The median time to progression in our population was 15.6 months, which is comparable to the GOG218, ICON7 and OSCAR study results (14.1, 16.0 and 15.4 months, respectively) [3, 4, 6]. On the other hand, the PFS of 15.6 months in our study is significantly shorter than PFS of 25.5 months in the international ROSiA study ; however, in ROSiA bevacizumab treatment was continued up to 24 months and 23% of patients had a stage I–IIIA disease, whereas the median number of bevacizumab cycles in our study was 15 cycles and 96% of our patients presented with FIGO stage IIIb–IV disease.
The main limitations of our study are the small patient size and the lack of a control arm.

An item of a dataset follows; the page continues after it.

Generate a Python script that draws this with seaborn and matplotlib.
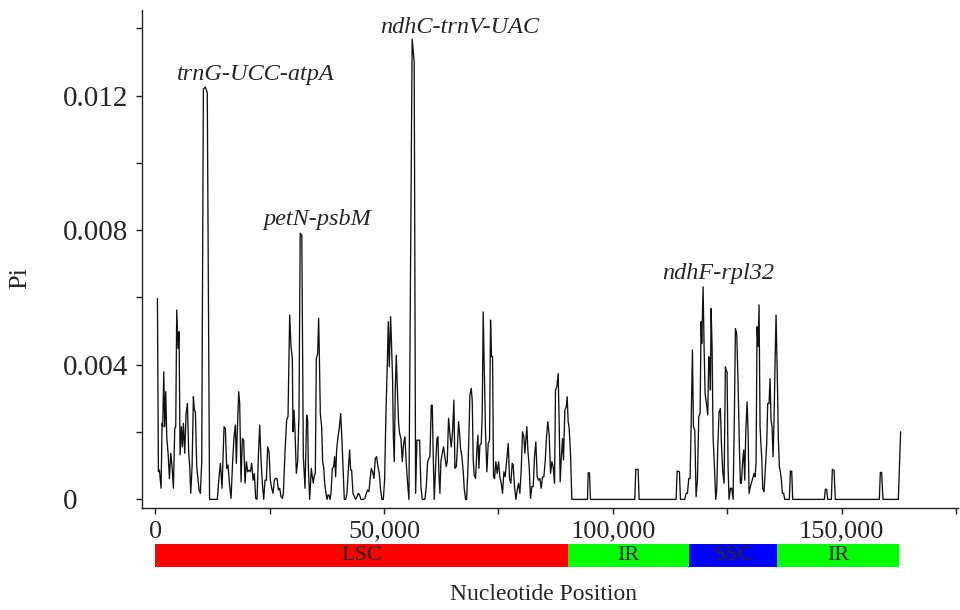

To our knowledge, this is the first study which reflects real-world Austria-based clinical practice, including patients with pre-existing morbidities. Our results show encouraging evidence that the routine use of front-line bevacizumab for advanced ovarian cancer is associated with high safety and efficacy comparable with those obtained in randomized phase III clinical trials; however, hypertension and proteinuria were reported significantly more often in our Austria-based real-world population.
Conflict of interest
I. Tsibulak received honoraria for lectures and congress travel support from Roche (not related to this manuscript). S. Polterauer received honoraria for lectures from Roche (not related to this manuscript). A. Reinthaller declares no competing interests. C. Schauer declares no competing interests. J. Berger receives salary as employee of Roche Austria. C. Marth received honoraria for lectures, congress travel support and consulting fees from Roche, he also declared participation on a data safety monitoring board and advisory board for Roche (not related to this manuscript).